Input & Output File Formats

Introduced or updated: v1.2.713

Databend accepts a variety of file formats both as a source and as a target for data loading or unloading. This page explains the supported file formats and their available options.

Syntax

To specify a file format in a statement, use the following syntax:

-- Specify a standard file format
... FILE_FORMAT = ( TYPE = { CSV | TSV | NDJSON | PARQUET | ORC | AVRO } [ formatTypeOptions ] )

-- Specify a custom file format
... FILE_FORMAT = ( FORMAT_NAME = '<your-custom-format>' )

Databend currently supports ORC and AVRO as a source ONLY. Unloading data into an ORC or AVRO file is not supported yet.
If you don't specify the FILE_FORMAT when performing a COPY INTO or SELECT operation from a stage, Databend will use the file format that you initially defined for the stage when you created it. In cases where you didn't explicitly specify a file format during the stage creation, Databend defaults to using the PARQUET format. If you specify a different FILE_FORMAT from the one you defined when creating the stage, Databend will prioritize the FILE_FORMAT specified during the operation.
For managing custom file formats in Databend, see File Format.

formatTypeOptions

formatTypeOptions includes one or more options to describe other format details about the file. The options vary depending on the file format. See the sections below to find out the available options for each supported file format.

formatTypeOptions ::=
  RECORD_DELIMITER = '<character>'
  FIELD_DELIMITER = '<character>'
  SKIP_HEADER = <integer>
  QUOTE = '<character>'
  ESCAPE = '<character>'
  NAN_DISPLAY = '<string>'
  ROW_TAG = '<string>'
  COMPRESSION = AUTO | GZIP | BZ2 | BROTLI | ZSTD | DEFLATE | RAW_DEFLATE | XZ | NONE

CSV Options

Databend accepts CVS files that are compliant with RFC 4180 and is subject to the following conditions:

A string must be quoted if it contains the character of a QUOTE, ESCAPE, RECORD_DELIMITER, or FIELD_DELIMITER.
No character will be escaped in a quoted string except QUOTE.
No space should be left between a FIELD_DELIMITER and a QUOTE.
A string will be quoted in CSV if it comes from a serialized Array or Struct field.
If you develop a program and generate the CSV files from it, Databend recommends using the CSV library from the programing language.

RECORD_DELIMITER

Separates records in an input file.

Available Values:

\r\n
A one-byte, non-alphanumeric character, such as # and |.
A character with the escape char: \b, \f, \r, \n, \t, \0, \xHH

Default: \n

FIELD_DELIMITER

Separates fields in a record.

Available Values:

A one-byte, non-alphanumeric character, such as # and |.
A character with the escape char: \b, \f, \r, \n, \t, \0, \xHH

Default: , (comma)

QUOTE (Load Only)

Quotes strings in a CSV file. For data loading, the quote is not necessary unless a string contains the character of a QUOTE, ESCAPE, RECORD_DELIMITER, or FIELD_DELIMITER.

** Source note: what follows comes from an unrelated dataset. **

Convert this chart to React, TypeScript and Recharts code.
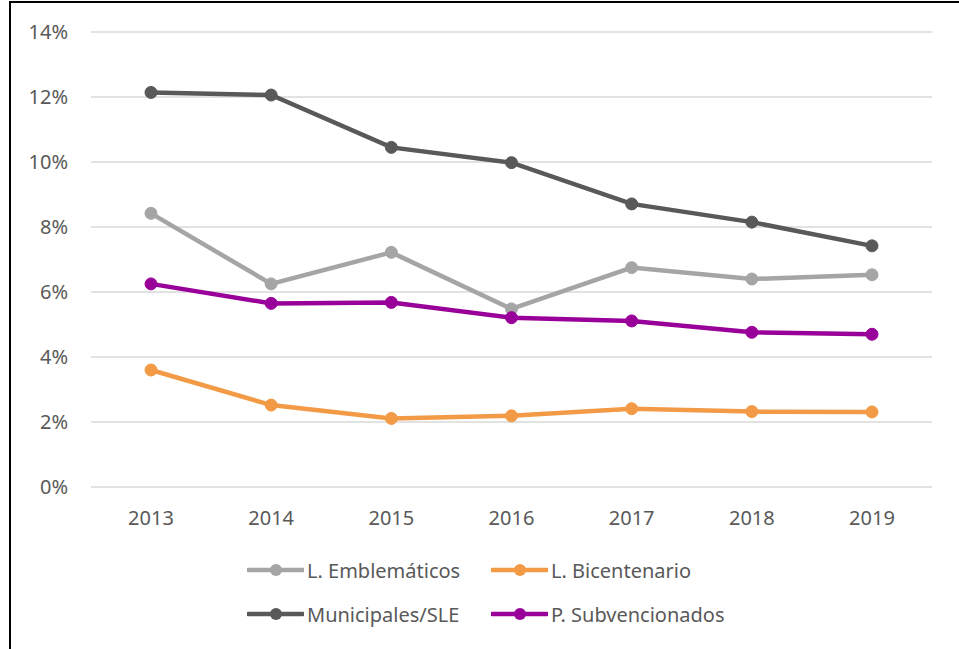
import React from "react";
import { LineChart, Line, XAxis, YAxis, CartesianGrid, Legend } from "recharts";

const years = ["2013", "2014", "2015", "2016", "2017", "2018", "2019"];
const emblematicos = [8.42, 6.25, 7.22, 5.48, 6.75, 6.4, 6.53];
const bicentenario = [3.6, 2.52, 2.11, 2.19, 2.41, 2.32, 2.31];
const municipales = [12.14, 12.06, 10.45, 9.98, 8.71, 8.15, 7.42];
const subvencionados = [6.25, 5.65, 5.68, 5.21, 5.11, 4.76, 4.7];
const yTicks = [0, 2, 4, 6, 8, 10, 12, 14];

const seriesNames = ["L. Emblemáticos", "L. Bicentenario", "Municipales/SLE", "P. Subvencionados"];
const seriesColors = ["#A5A5A5", "#F39A46", "#595959", "#990099"];
const seriesKeys = ["emb", "bic", "mun", "sub"];

const data = years.map((y, i) => ({
  year: y,
  emb: emblematicos[i],
  bic: bicentenario[i],
  mun: municipales[i],
  sub: subvencionados[i],
}));

const FONT = "'Noto Sans', sans-serif";
const TEXT = "#595959";

const LegendContent = (props: any) => {
  const payload = [...(props.payload || [])].sort(
    (a: any, b: any) => seriesNames.indexOf(a.value) - seriesNames.indexOf(b.value)
  );
  return (
    <div style={{ position: "relative", width: 959, height: 90 }}>
      {payload.map((p: any, i: number) => {
        const col = i % 2;
        const row = Math.floor(i / 2);
        return (
          <div
            key={p.value}
            style={{
              position: "absolute",
              left: col === 0 ? 247 : 491,
              top: row === 0 ? 9 : 53,
              height: 26,
              display: "flex",
              alignItems: "center",
              fontFamily: FONT,
              fontSize: 20,
              color: TEXT,
              whiteSpace: "nowrap",
            }}
          >
            <svg width={57} height={14} style={{ display: "block" }}>
              <line x1={1} y1={7} x2={56} y2={7} stroke={p.color} strokeWidth={4.5} strokeLinecap="round" />
              <circle cx={29} cy={7} r={6} fill={p.color} />
            </svg>
            <span style={{ marginLeft: 3 }}>{p.value}</span>
          </div>
        );
      })}
    </div>
  );
};

export default function App() {
  return (
    <div style={{ position: "absolute", left: 0, top: 0, width: 959, height: 649, background: "#fff" }}>
      <div
        style={{
          position: "absolute",
          left: 9,
          top: 1,
          width: 950,
          height: 648,
          borderLeft: "2px solid #000",
          borderTop: "2px solid #000",
          boxSizing: "border-box",
        }}
      />
      <LineChart
        width={959}
        height={649}
        data={data}
        margin={{ top: 32, right: 27, left: 0, bottom: 22 }}
        style={{ position: "absolute", left: 0, top: 0 }}
      >
        <CartesianGrid vertical={false} stroke="#D9D9D9" strokeWidth={1.5} />
        <XAxis
          dataKey="year"
          axisLine={false}
          tickLine={false}
          tickSize={0}
          tickMargin={24}
          height={50}
          padding={{ left: 60, right: 60 }}
          tick={{ fill: TEXT, fontSize: 20, fontFamily: FONT }}
        />
        <YAxis
          domain={[0, 14]}
          ticks={yTicks}
          interval={0}
          width={91}
          axisLine={false}
          tickLine={false}
          tickSize={0}
          tickMargin={23}
          tickFormatter={(v: number) => `${v}%`}
          tick={{ fill: TEXT, fontSize: 20, fontFamily: FONT }}
        />
        <Legend
          verticalAlign="bottom"
          height={90}
          content={<LegendContent />}
          wrapperStyle={{ position: "absolute", left: 0, top: 548, width: 959, height: 90 }}
        />
        {seriesKeys.map((k, i) => (
          <Line
            key={k}
            type="linear"
            dataKey={k}
            name={seriesNames[i]}
            stroke={seriesColors[i]}
            strokeWidth={4.5}
            dot={{ r: 6, fill: seriesColors[i], stroke: seriesColors[i], strokeWidth: 1 }}
            activeDot={false}
            isAnimationActive={false}
          />
        ))}
      </LineChart>
    </div>
  );
}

Available Values: ', ", or `(backtick)

Default: "

ESCAPE

Escapes a quote in a quoted string.

Available Values: '\\' or ''

Default: ''

SKIP_HEADER (Load Only)

Specifies how many lines to be skipped from the beginning of the file.

Default: 0

NAN_DISPLAY (Load Only)

Specifies how "NaN" (Not-a-Number) values are displayed in query results.

Available Values: Must be literal 'nan' or 'null' (case-insensitive)

Default: 'NaN'

NULL_DISPLAY (Load Only)

Specifies how NULL values are displayed in query results.

Default: '\N'

ERROR_ON_COLUMN_COUNT_MISMATCH (Load Only)

ERROR_ON_COLUMN_COUNT_MISMATCH is a boolean option that, when set to true, specifies that an error should be raised if the number of columns in the data file doesn't match the number of columns in the destination table. Setting it to true helps ensure data integrity and consistency during the loading process.

Default: true

EMPTY_FIELD_AS (Load Only)

Specifies the value that should be used when encountering empty fields, including both ,, and ,"",, in the CSV data being loaded into the table.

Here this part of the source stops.